The Ontario native worked for one of the country’s largest steel companies up until just last year, when they offered him a transfer to somewhere he didn’t really want to be. They settled on a compensation package, instead, and he asked his wife where she wanted to live.
“We could have moved anywhere,” he says. “I told her, ‘wherever you want to go, we can go.’ And she said she picked Campbell River.”
They’d been here a few times on vacation, visiting some of his family, and she’d fallen in love with the town – “she’s kind of outdoorsy,” he says. He had fallen in love with Campbell River, too, even though he’s admittedly “more of an inside kind of guy.”
But now he needs something to do with himself. He’s not in a big hurry to find a job right away, but he doesn’t really want to just sit around doing nothing, either.
So he’s starting a juggling club in Robert Ostler Park.
“I’ve been juggling and doing magic my whole life,” he says. “Everywhere I went for work, I’d bring my stuff along with me and do some shows for charities or kids organizations or whoever. It was just a way to give back to the community I was in.”
And now he wants to give back some more, this time to the community he’s hoping to call home for the next many, many years.

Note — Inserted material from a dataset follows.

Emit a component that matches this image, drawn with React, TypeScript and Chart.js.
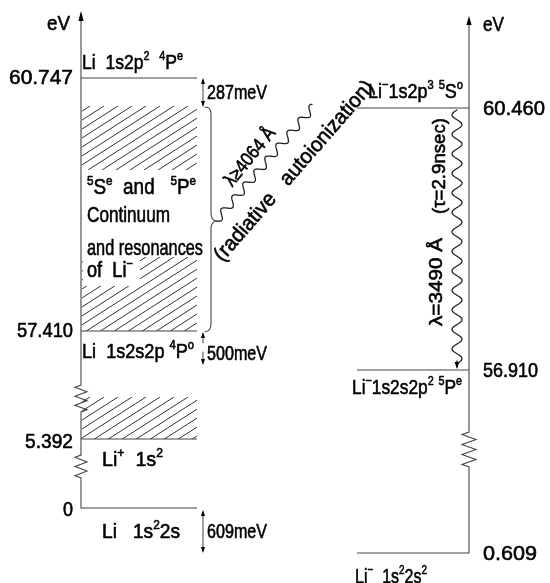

“I’m just hoping we can get a few people down at the park and throwing some stuff around for fun,” Pearson says. “I’ll have some balls and clubs and scarves for people to try, but if people want to bring some tennis balls or something along, that would be great. I’m more than happy to teach people, too. That’s probably my favourite part of juggling: helping people who don’t think they can do it.”
Pearson says juggling – as complicated as it looks – is really not as hard as people think. If you can toss a ball from one hand to the other, you can juggle.
“I’ve handed things to seven-year-olds and had them juggling within a minute or two,” he says. “It’s not something that’s complicated. It’s more about not letting your mind get in the way and keeping it from telling you that you can’t do what you’re actually doing.”
And it has significant health benefits, he says.
“When you’re juggling, everything else in your brain just goes away,” he says. “There’s no worrying about what you have to do at work the next day or worrying about bills or anything else. You can’t think about anything else while you’re focusing on throwing and catching – then throwing and catching again – and that’s really very good for you, I think, to just turn your mind off for a while.”
It also helps develop hand/eye coordination, obviously, “and I guess there’s some minimal physical exercise involved, too,” he says with a laugh.
The club will meet Sunday mornings at 10:30 a.m. at Robert Ostler Park, beginning May 28. He wanted to start it sooner, but he says he’d rather wait until the weather would be more consistently cooperative.
There will be no fees, rental charges for equipment or any kind of membership dues, Pearson says. It’s all about just having some fun in a park – and maybe making some new friends while you’re at it. Heck, you don’t even have to “join” the club. You can just stop by the park and give it a try.